Elia no quería volver. Se declaraba apolítica pero, sin embargo, despotricaba contra la mediocridad de ciertas figuras políticas, la corrupción, el ninguneo, el descalificativo, la habitual ordinariez. Y le hería sobremanera la falta de cohesión en la política académica universitaria, saltando con inusitada frecuencia de un sistema a otro, sin continuidad o coherencia, al compás del aire político que imponía el Poder. La universidad norteamericana, pública o privada, es autónoma, independiente. Es el claustro de sus profesores quienes, al frente de un preboste o decano, formula iniciativas, crea nuevos programas, establece la política de ascensos y salarios y, sobre todo, propone y establece nuevas áreas de investigación, en un afán de ir a la cabeza. Y hacen frente a la competitividad, tanto académica como deportiva, o institucional. Nin gún cargo político y, menos, ningún partido se entremete en su organización o impone prioridades o políticas a seguir. Porque nadie mejor que sus propios docentes saben de su intrincada organización, de sus fallas, de sus necesidades y de sus metas y anhelos.

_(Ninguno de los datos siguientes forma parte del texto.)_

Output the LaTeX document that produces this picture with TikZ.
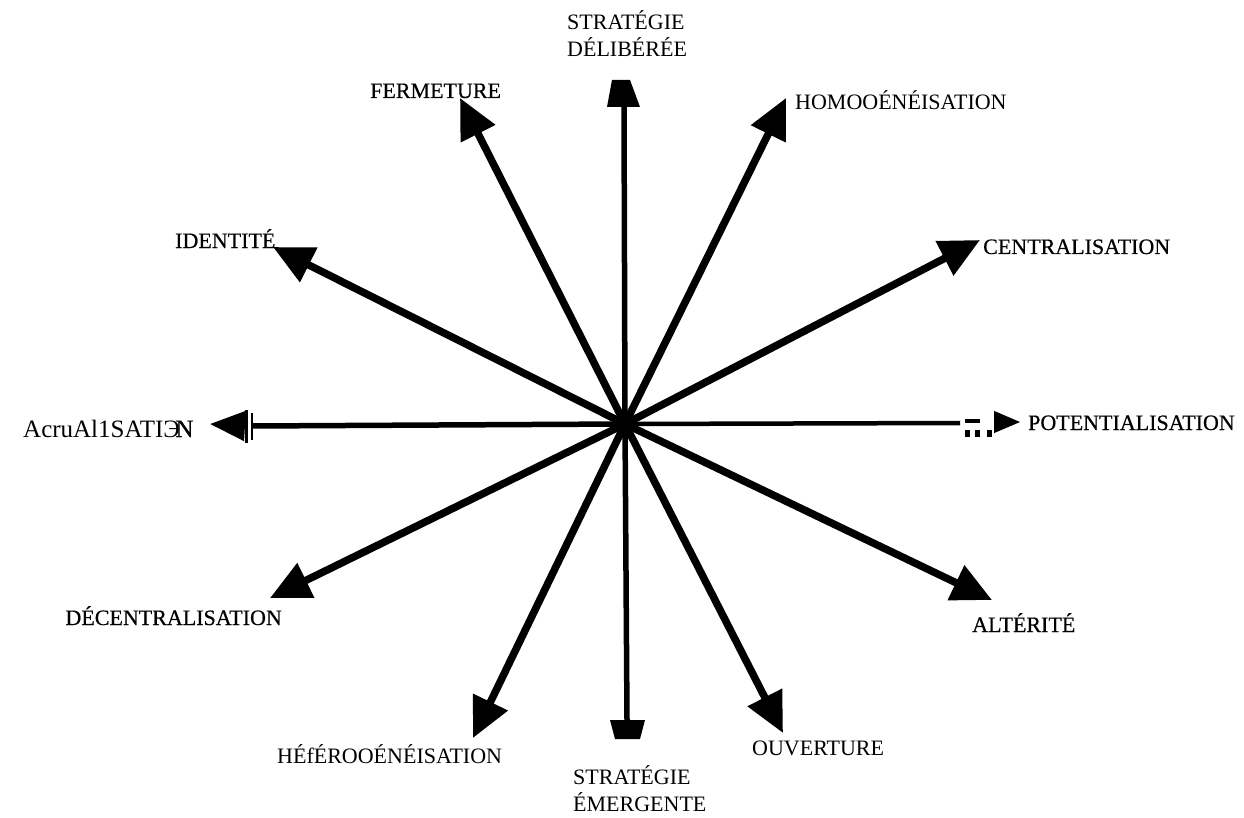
\documentclass[tikz,border=0pt]{standalone}
\usepackage{fontspec}
\setmainfont{Liberation Serif}
\newfontfamily\heavyserif[FakeBold=0.5]{Liberation Serif}
\usetikzlibrary{arrows.meta}
\begin{document}
\begin{tikzpicture}[x=1pt,y=-1pt,
  shaft/.style={line width=7.5pt,-{Triangle[length=40pt,width=37pt]}},
  thinshaft/.style={line width=5.5pt},
  lbl/.style={inner sep=0pt,font=\fontsize{22}{27}\selectfont},
  blbl/.style={inner sep=0pt,font=\heavyserif\fontsize{22}{27}\selectfont}]
\useasboundingbox (0,0) rectangle (1244,818);
% centre and tips
\coordinate (O) at (625,424);
\coordinate (tF) at (460,98);
\coordinate (tH) at (786,98);
\coordinate (tC) at (980,240);
\coordinate (tI) at (273,247);
\coordinate (tD) at (270,598);
\coordinate (tA) at (992,600);
\coordinate (tHe) at (473,738);
\coordinate (tO) at (783,733);
\coordinate (tU) at (624,107);
\coordinate (tDn) at (627,720);
\coordinate (bL) at (252,426);
\coordinate (hL) at (245,426);
\coordinate (tL) at (210,424);
\coordinate (eR) at (960,423);
\coordinate (hR) at (994,422);
\coordinate (tR) at (1020,422);
% diagonal arrows
\foreach \t in {tF,tH,tC,tI,tD,tA,tHe,tO} \draw[shaft] (O) -- (\t);
% vertical arrows with truncated heads
\draw[thinshaft] (O) -- (tU);
\fill (tU) ++(-17,0) -- ++(33,0) -- ++(-10,-27) -- ++(-18,0) -- cycle;
\draw[thinshaft] (O) -- (tDn);
\fill (tDn) ++(-17,0) -- ++(35,0) -- ++(-5,19) -- ++(-25,0) -- cycle;
% left arrow with bars
\draw[thinshaft] (O) -- (bL);
\draw[line width=3.5pt] (hL) ++(1.5,-16) -- ++(0,33);
\draw[line width=2pt] (bL) ++(0,-13) -- ++(0,27);
\draw[line width=5pt,-{Triangle[length=35pt,width=29pt]}] (hL) -- (tL);
% right arrow with broken end
\draw[line width=4.5pt] (O) -- (eR);
\draw[line width=4.5pt] (eR) ++(5,-2) -- ++(15,0);
\fill (eR) ++(5,7) rectangle ++(5,7);
\fill (eR) ++(15,7) rectangle ++(5,7);
\fill (eR) ++(27,7) rectangle ++(5,7);
\draw[line width=1pt,-{Triangle[length=26pt,width=22pt]}] (hR) -- (tR);
% labels
\node[lbl,anchor=north west,align=left] (lSD) at (567,10) {STRATÉGIE\\DÉLIBÉRÉE};
\node[blbl,anchor=base west] (lF) at (370,98) {FERMETURE};
\node[lbl,anchor=base west] (lH) at (795,110) {HOMOOÉNÉISATION};
\node[blbl,anchor=base west] (lI) at (175,248) {IDENTITÉ};
\node[blbl,anchor=base west] (lC) at (983,254) {CENTRALISATION};
\node[lbl,anchor=base west,font=\fontsize{25}{30}\selectfont] (lL) at (23,437) {AcruAl1SATI\rlap{Э}\kern12pt{\heavyserif N}};
\node[blbl,anchor=base west] (lP) at (1028,430) {POTENTIALISATION};
\node[blbl,anchor=base east] (lD) at (282,625) {DÉCENTRALISATION};
\node[blbl,anchor=base west] (lA) at (972,632) {ALTÉRITÉ};
\node[lbl,anchor=base west] (lHe) at (277,763) {HÉfÉROOÉNÉISATION};
\node[lbl,anchor=base west] (lO) at (752,755) {OUVERTURE};
\node[lbl,anchor=north west,align=left] (lSE) at (573,765) {STRATÉGIE\\ÉMERGENTE};
\end{tikzpicture}
\end{document}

Explica el que más de cien mil estudiantes extranjeros se matriculen al año en universidades norteamericanas, pagando las altas tasas de sus matrículas. Algunas rondan los cincuenta mil dólares al año. La gran mayoría proceden de China, India y Corea del Sur. La presencia de italianos, alemanes y franceses, es no menos destacable en cursos avanzados de postgrado y de doctorado.


Elia se encontraba acogida, bien mirada por sus profesores y se sentía integrada como parte docente del departamento. Su inglés era perfecto, sin apenas acento, fluido, lo que la hacía sentirse como en casa. Tal vez en Elia yo vi mi lejana historia, aunque de manera distinta: años del franquismo, magisterio desprestigiado, analfabetismo, emigración masiva al centro de Europa, y miles de inteligencias estancadas. Todo un capital humano a la deriva. Sin embargo, pese al cambio radical, al europeísmo de España, a su excelente calidad de vida, a su política de bienestar, su magnífica sanidad, Elia no quería volver. Ni el resto de los españoles que pululaban por el departamento. Se sentían ya descolgados para siempre de su ‘Alma Mater’. La nueva los acogía con especial protección.